Only about one in three students reaches upper secondary education. Girls, rural learners, and children from low-income households are the first to slip away. Some leave to work. Some lose motivation. Some simply fall through cracks no one was watching.
Even those who remain face daily limitations. Many schools still function without reliable electricity. Libraries, when they exist, often sit underused or understocked. Science is taught without experiments. Reading is taught without books.
Learning, under such conditions, becomes an act of endurance rather than curiosity.
When Conflict Turns Classrooms Silent
There are places in Ethiopia where education has not merely weakened — it has stopped.
Conflict in regions such as Tigray and parts of Amhara has closed schools, damaged buildings, and scattered teachers and students alike. Thousands of schools have been destroyed or left unusable. Millions of children have been pushed out of formal learning altogether.
For these children, school is no longer a daily routine. It is a memory.
A child who should be learning grammar or geometry now navigates displacement, uncertainty, and survival. Education becomes something postponed — and often never fully recovered.
This loss cannot be captured by statistics alone. It shows up years later, in missed opportunities and fractured futures.
Years in School, Skills Still Missing
Perhaps the most unsettling reality is this: many Ethiopian children spend years in classrooms without acquiring basic skills.
Reading comprehension remains weak for large numbers of students. Simple texts pose challenges even after several years of schooling. Mathematics, instead of building confidence, becomes a source of anxiety.
Advancing through grades masks the problem for a while. Certificates are earned. Exams are attempted. But when students reach higher education or the job market, the gap between schooling and skill becomes impossible to ignore.
It creates a quiet crisis — educated on paper, unprepared in practice.
Why Quality Has Struggled to Keep Up
The causes are deeply intertwined.
Teachers often work with limited training, large class sizes, and few teaching materials. Support systems are thin, especially in remote areas. Curriculum delivery prioritises coverage over comprehension.

There is also a less visible issue: the lack of reliable, up-to-date data. Without clear insight into where students are struggling most, reform efforts remain broad rather than targeted.
When systems cannot see their own weaknesses clearly, improvement becomes slow and uneven.
Universities: Growth, Hope, and Hard Questions
Higher education in Ethiopia tells a familiar story of ambition meeting constraint.
From only a handful of universities a few decades ago, the country now hosts more than forty public universities. Campuses have expanded rapidly, opening doors for students who once had none.

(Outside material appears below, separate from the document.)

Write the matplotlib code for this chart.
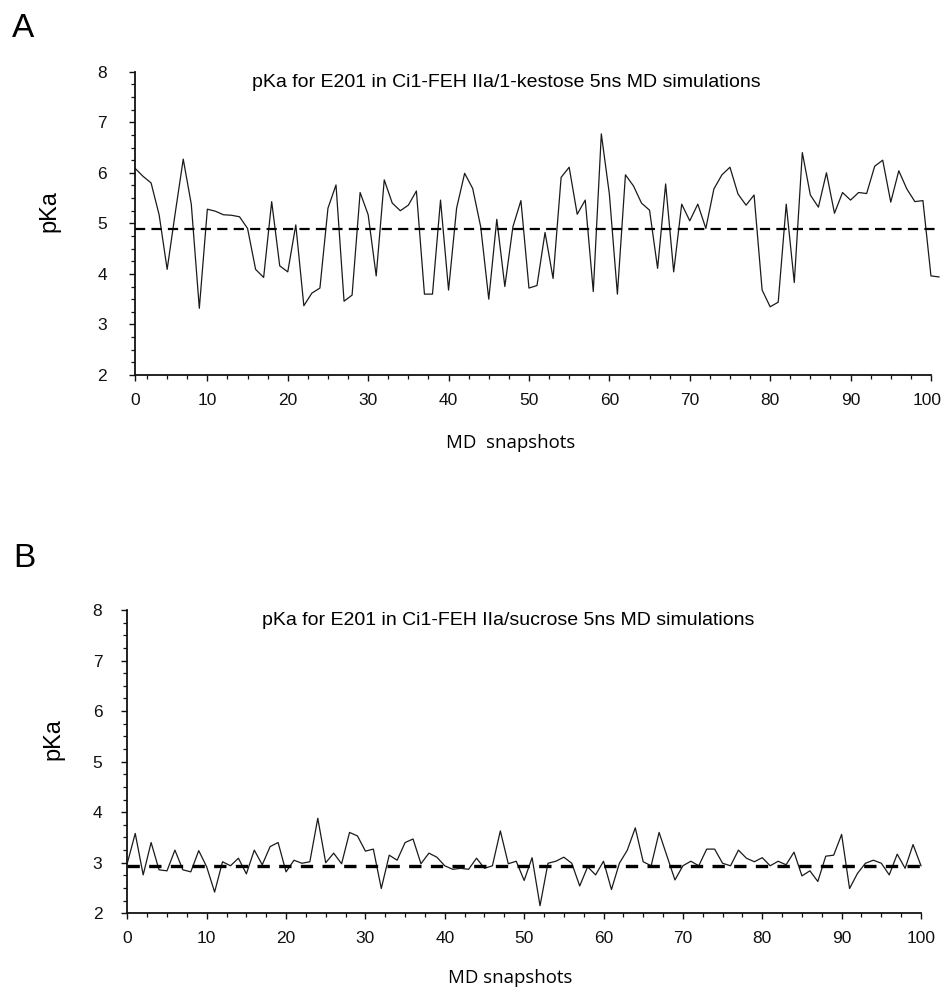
import numpy as np
import matplotlib
matplotlib.use('Agg')
import matplotlib.pyplot as plt
import matplotlib.transforms as mtransforms
from matplotlib.ticker import MultipleLocator, FixedLocator

plt.rcParams['font.family'] = ['Liberation Sans', 'DejaVu Sans']

# ---- data ----
snap_a = np.arange(1, 102)
pka_a = [6.09, 5.93, 5.80, 5.17, 4.09, 5.20, 6.27, 5.38, 3.32, 5.28,
         5.24, 5.17, 5.16, 5.13, 4.90, 4.09, 3.93, 5.43, 4.16, 4.04,
         4.97, 3.37, 3.62, 3.72, 5.30, 5.76, 3.46, 3.58, 5.61, 5.17,
         3.96, 5.86, 5.40, 5.25, 5.36, 5.64, 3.60, 3.60, 5.46, 3.68,
         5.30, 5.99, 5.69, 4.93, 3.50, 5.08, 3.75, 4.93, 5.45, 3.72,
         3.77, 4.82, 3.91, 5.91, 6.11, 5.18, 5.46, 3.65, 6.77, 5.58,
         3.60, 5.96, 5.74, 5.40, 5.26, 4.11, 5.78, 4.04, 5.38, 5.05,
         5.38, 4.90, 5.68, 5.96, 6.11, 5.58, 5.36, 5.56, 3.68, 3.35,
         3.44, 5.38, 3.83, 6.40, 5.56, 5.32, 6.00, 5.20, 5.61, 5.46,
         5.61, 5.59, 6.13, 6.25, 5.42, 6.04, 5.68, 5.43, 5.45, 3.96,
         3.94]
mean_a = 4.89

snap_b = np.arange(0, 101)
pka_b = [2.99, 3.58, 2.76, 3.40, 2.86, 2.84, 3.25, 2.86, 2.82, 3.24,
         2.92, 2.42, 3.02, 2.94, 3.09, 2.78, 3.25, 2.96, 3.32, 3.40,
         2.82, 3.05, 2.99, 3.02, 3.88, 3.00, 3.19, 2.98, 3.60, 3.53,
         3.23, 3.27, 2.49, 3.15, 3.05, 3.40, 3.47, 2.98, 3.19, 3.11,
         2.94, 2.87, 2.89, 2.87, 3.09, 2.89, 2.94, 3.63, 2.98, 3.03,
         2.65, 3.10, 2.15, 2.99, 3.03, 3.11, 2.99, 2.54, 2.92, 2.76,
         3.03, 2.47, 2.99, 3.25, 3.69, 3.02, 2.94, 3.60, 3.13, 2.66,
         2.94, 3.03, 2.94, 3.27, 3.27, 2.99, 2.94, 3.25, 3.09, 3.02,
         3.10, 2.94, 3.03, 2.96, 3.21, 2.74, 2.84, 2.63, 3.13, 3.15,
         3.56, 2.49, 2.79, 2.99, 3.05, 2.99, 2.76, 3.17, 2.89, 3.36,
         2.94]
mean_b = 2.94

x_tick_labels = ['0', '10', '20', '30', '40', '50', '60', '70', '80', '90', '100']
x_ticks_a = [1, 10, 20, 30, 40, 50, 60, 70, 80, 90, 100]
x_ticks_b = [0, 10, 20, 30, 40, 50, 60, 70, 80, 90, 100]
y_ticks = [2, 3, 4, 5, 6, 7, 8]

title_a = 'pKa for E201 in Ci1-FEH IIa/1-kestose 5ns MD simulations'
title_b = 'pKa for E201 in Ci1-FEH IIa/sucrose 5ns MD simulations'
xlabel_a = 'MD  snapshots'
xlabel_b = 'MD snapshots'
ylabel = 'pKa'

W, H = 944, 994
fig = plt.figure(figsize=(W / 100, H / 100), dpi=100)


def fx(px):
    return px / W


def fy(py):
    return 1 - py / H


def style(ax, ypad):
    for s in ['top', 'right']:
        ax.spines[s].set_visible(False)
    for s in ['left', 'bottom']:
        ax.spines[s].set_linewidth(1.3)
        ax.spines[s].set_color('#111111')
    ax.set_ylim(2, 8)
    ax.yaxis.set_major_locator(FixedLocator(y_ticks))
    ax.yaxis.set_minor_locator(MultipleLocator(0.25))
    ax.xaxis.set_minor_locator(MultipleLocator(2.5))
    ax.tick_params(which='major', direction='out', length=4.5, width=1.0,
                   labelsize=12.5, colors='#111111')
    ax.tick_params(which='minor', direction='out', length=2.7, width=0.9,
                   colors='#111111')
    ax.tick_params(axis='y', which='major', pad=ypad)
    ax.tick_params(axis='x', which='major', pad=8.5)
    ax.set_facecolor('none')


# ---- Panel A ----
axA = fig.add_axes([fx(135), fy(375), fx(939) - fx(135), (375 - 71.7) / H])
axA.plot(snap_a, pka_a, color='#1a1a1a', lw=0.9, clip_on=False)
axA.plot([snap_a[0], snap_a[-1]], [mean_a, mean_a], color='black', lw=1.6,
         dashes=(4.6, 2.8), clip_on=False)
axA.set_xlim(1, 101)
style(axA, 15.5)
axA.set_xticks(x_ticks_a)
axA.set_xticklabels(x_tick_labels)
axA.spines['bottom'].set_bounds(1, 100)
# keep the last label inside the picture
last = axA.get_xticklabels()[-1]
last.set_transform(last.get_transform() +
                   mtransforms.ScaledTranslation(-4 / 100, 0, fig.dpi_scale_trans))

# ---- Panel B ----
axB = fig.add_axes([fx(127.3), fy(913.3), fx(921) - fx(127.3), (913.3 - 610) / H])
axB.plot(snap_b, pka_b, color='#1a1a1a', lw=0.9, clip_on=False)
axB.plot([snap_b[0], snap_b[-1]], [mean_b, mean_b], color='black', lw=2.4,
         dashes=(3.7, 2.8), clip_on=False)
axB.set_xlim(0, 100)
style(axB, 13.5)
axB.set_xticks(x_ticks_b)
axB.set_xticklabels(x_tick_labels)

# ---- texts ----
fig.text(fx(506.5), fy(86.7), title_a, ha='center', va='baseline', fontsize=14)
fig.text(fx(508), fy(625), title_b, ha='center', va='baseline', fontsize=14)

fig.text(fx(511), fy(447.7), xlabel_a, ha='center', va='baseline',
         fontsize=13.4, family=['Open Sans', 'DejaVu Sans'])
fig.text(fx(510), fy(983.3), xlabel_b, ha='center', va='baseline',
         fontsize=13.4, family=['Open Sans', 'DejaVu Sans'])

fig.text(fx(49), fy(211), ylabel, rotation=90, ha='center', va='center', fontsize=17)
fig.text(fx(53), fy(739), ylabel, rotation=90, ha='center', va='center', fontsize=17)

fig.text(fx(12), fy(36.7), 'A', ha='left', va='baseline', fontsize=24)
fig.text(fx(13), fy(567), 'B', ha='left', va='baseline', fontsize=24)

fig.savefig('out.png', dpi=100, facecolor='white')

Institutions like Addis Ababa University continue to anchor academic life, while regional universities play growing roles in access and inclusion.
Yet expansion has stretched quality thin. Experienced faculty are scarce. Research funding is limited. Many programmes struggle to connect academic learning with real-world employment.

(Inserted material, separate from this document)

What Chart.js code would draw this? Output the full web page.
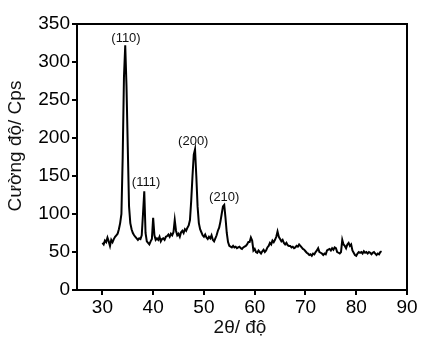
<!DOCTYPE html>
<html>
<head>
<meta charset="utf-8">
<script src="https://cdn.jsdelivr.net/npm/chart.js@4"></script>
<style>
  html, body { margin: 0; padding: 0; background: #fff; }
  #wrap { width: 431px; height: 344px; }
</style>
</head>
<body>
<div id="wrap"><canvas id="chart" width="431" height="344"></canvas></div>
<script>
// 2θ (degrees), one row per degree
const twoTheta = [
  30, 30.25, 30.5, 30.75, 31, 31.25, 31.5, 31.75, 32, 32.25, 32.5, 32.75,
  33, 33.25, 33.5, 33.75, 34, 34.25, 34.5, 34.75, 35, 35.25, 35.5, 35.75,
  36, 36.25, 36.5, 36.75, 37, 37.25, 37.5, 37.75, 38, 38.25, 38.5, 38.75,
  39, 39.25, 39.5, 39.75, 40, 40.25, 40.5, 40.75, 41, 41.25, 41.5, 41.75,
  42, 42.25, 42.5, 42.75, 43, 43.25, 43.5, 43.75, 44, 44.25, 44.5, 44.75,
  45, 45.25, 45.5, 45.75, 46, 46.25, 46.5, 46.75, 47, 47.25, 47.5, 47.75,
  48, 48.25, 48.5, 48.75, 49, 49.25, 49.5, 49.75, 50, 50.25, 50.5, 50.75,
  51, 51.25, 51.5, 51.75, 52, 52.25, 52.5, 52.75, 53, 53.25, 53.5, 53.75,
  54, 54.25, 54.5, 54.75, 55, 55.25, 55.5, 55.75, 56, 56.25, 56.5, 56.75,
  57, 57.25, 57.5, 57.75, 58, 58.25, 58.5, 58.75, 59, 59.25, 59.5, 59.75,
  60, 60.25, 60.5, 60.75, 61, 61.25, 61.5, 61.75, 62, 62.25, 62.5, 62.75,
  63, 63.25, 63.5, 63.75, 64, 64.25, 64.5, 64.75, 65, 65.25, 65.5, 65.75,
  66, 66.25, 66.5, 66.75, 67, 67.25, 67.5, 67.75, 68, 68.25, 68.5, 68.75,
  69, 69.25, 69.5, 69.75, 70, 70.25, 70.5, 70.75, 71, 71.25, 71.5, 71.75,
  72, 72.25, 72.5, 72.75, 73, 73.25, 73.5, 73.75, 74, 74.25, 74.5, 74.75,
  75, 75.25, 75.5, 75.75, 76, 76.25, 76.5, 76.75, 77, 77.25, 77.5, 77.75,
  78, 78.25, 78.5, 78.75, 79, 79.25, 79.5, 79.75, 80, 80.25, 80.5, 80.75,
  81, 81.25, 81.5, 81.75, 82, 82.25, 82.5, 82.75, 83, 83.25, 83.5, 83.75,
  84, 84.25, 84.5, 84.75, 85
];

// intensity (Cps), same rows
const counts = [
  62, 60, 65, 63, 69, 64, 58, 66,
  63, 67, 70, 72, 74, 80, 88, 100,
  175, 280, 322, 268, 188, 110, 88, 80,
  75, 72, 70, 68, 66, 68, 67, 72,
  100, 130, 75, 64, 62, 60, 64, 67,
  95, 72, 66, 68, 66, 70, 64, 67,
  68, 66, 70, 71, 73, 70, 74, 72,
  76, 92, 78, 72, 74, 70, 76, 78,
  75, 80, 78, 82, 85, 92, 118, 150,
  178, 185, 150, 110, 88, 80, 76, 72,
  70, 73, 69, 67, 70, 68, 72, 66,
  64, 68, 72, 78, 82, 90, 100, 110,
  112, 95, 75, 63, 58, 57, 56, 58,
  56, 57, 55, 56, 57, 55, 54, 56,
  57, 58, 60, 63, 63, 69, 65, 52,
  54, 50, 49, 52, 50, 48, 51, 53,
  50, 52, 56, 58, 62, 60, 65, 63,
  66, 70, 77, 70, 67, 64, 66, 62,
  60, 62, 59, 58, 58, 56, 57, 55,
  56, 58, 57, 60, 58, 56, 54, 53,
  51, 49, 48, 46, 47, 45, 48, 47,
  50, 52, 55, 50, 49, 48, 46, 48,
  47, 52, 53, 54, 52, 55, 53, 56,
  55, 50, 49, 48, 50, 66, 60, 58,
  55, 60, 62, 58, 60, 52, 49, 46,
  45, 48, 50, 49, 50, 48, 51, 49,
  50, 48, 50, 49, 47, 49, 50, 48,
  46, 48, 47, 50, 51
];

const xTicks = [30, 40, 50, 60, 70, 80, 90];
const yTicks = [0, 50, 100, 150, 200, 250, 300, 350];
const xTitle = '2θ/ độ';
const yTitle = 'Cường độ/ Cps';

// Miller index labels, placed in data coordinates
const peakLabels = ['(110)', '(111)', '(200)', '(210)'];
const peakLabelX = [34.65, 38.6, 47.9, 54.0];
const peakLabelY = [331, 141, 196, 122];

const points = twoTheta.map((t, i) => ({ x: t, y: counts[i] }));
const fontFamily = '"Liberation Sans", Arial, sans-serif';

const frameAndLabels = {
  id: 'frameAndLabels',
  afterDraw(chart) {
    const { ctx, chartArea, scales } = chart;
    ctx.save();
    ctx.strokeStyle = '#000';
    ctx.lineWidth = 2;
    ctx.strokeRect(chartArea.left, chartArea.top,
      chartArea.right - chartArea.left, chartArea.bottom - chartArea.top);

    ctx.fillStyle = '#111';
    ctx.textAlign = 'center';
    ctx.textBaseline = 'middle';
    ctx.font = '13px ' + fontFamily;
    peakLabels.forEach((txt, i) => {
      ctx.fillText(txt, scales.x.getPixelForValue(peakLabelX[i]),
        scales.y.getPixelForValue(peakLabelY[i]));
    });

    // axis titles
    ctx.font = '19px ' + fontFamily;
    ctx.fillText(xTitle, (chartArea.left + chartArea.right) / 2 - 2, 328);
    ctx.translate(16, 146);
    ctx.rotate(-Math.PI / 2);
    ctx.fillText(yTitle, 0, 0);
    ctx.restore();
  }
};

const axisFont = { family: fontFamily, size: 19 };

new Chart(document.getElementById('chart'), {
  type: 'line',
  data: {
    datasets: [{
      data: points,
      borderColor: '#000',
      borderWidth: 2,
      pointRadius: 0,
      tension: 0,
      fill: false
    }]
  },
  options: {
    responsive: false,
    animation: false,
    layout: { padding: { top: 24, right: 24, left: 0, bottom: 0 } },
    plugins: { legend: { display: false }, tooltip: { enabled: false } },
    scales: {
      x: {
        type: 'linear',
        min: 25,
        max: 90,
        afterBuildTicks: (s) => { s.ticks = xTicks.map(v => ({ value: v })); },
        afterFit: (s) => { s.height = 54; },
        border: { display: true, color: '#000', width: 2 },
        grid: { drawOnChartArea: false, drawTicks: true, tickLength: 5, color: '#000', lineWidth: 2 },
        ticks: { color: '#000', font: axisFont, padding: 1, maxRotation: 0 }
      },
      y: {
        min: 0,
        max: 350,
        afterBuildTicks: (s) => { s.ticks = yTicks.map(v => ({ value: v })); },
        afterFit: (s) => { s.width = 77; },
        border: { display: true, color: '#000', width: 2 },
        grid: { drawOnChartArea: false, drawTicks: true, tickLength: 5, color: '#000', lineWidth: 2 },
        ticks: { color: '#000', font: axisFont, padding: 2 }
      }
    }
  },
  plugins: [frameAndLabels]
});
</script>
</body>
</html>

For graduates, the disappointment often arrives quietly — a degree in hand, but few opportunities ahead.
The Digital Gap That Shapes the Future
In a world increasingly defined by technology, Ethiopia’s education system still operates largely offline.
Most schools lack functional computers or internet access. Digital learning tools exist mostly in policy documents rather than daily classroom practice. Rural students remain especially disconnected.
The government’s Digital Education Strategy signals intention, but implementation remains uneven. Without sustained investment and training, technology risks becoming another missed opportunity.
And in a global economy that rewards digital fluency, this gap grows more costly with time.
Why Education Still Carries So Much Weight
Despite its struggles, education remains Ethiopia’s strongest lever for long-term change.
It shapes economic productivity, social mobility, gender equality, and national cohesion. When education works, it lifts communities. When it fails, inequality hardens.
That is why conversations about education are never neutral — they are deeply emotional.

Glimmers of Forward Movement
Not everything is stalled. Efforts to support girls’ education, improve sanitation, and strengthen community engagement are showing results. Digital learning, if thoughtfully applied, could bridge distance and resource gaps. University reforms focused on quality rather than size offer cautious hope.
Progress is slow, but not impossible.
Conclusion: Education as Lived Experience
Education in Ethiopia cannot be understood through numbers alone.
It lives in crowded classrooms, in teachers trying their best with limited tools, in parents waiting anxiously for exam results, and in students wondering whether their effort will finally pay off.
Until education policy begins with these lived realities — not just targets and timelines — progress will remain fragile.
For Ethiopia, the challenge is no longer access alone. It is dignity in learning, depth in understanding, and fairness in opportunity.
Only when education feels meaningful — not merely available — will its promise truly be fulfilled.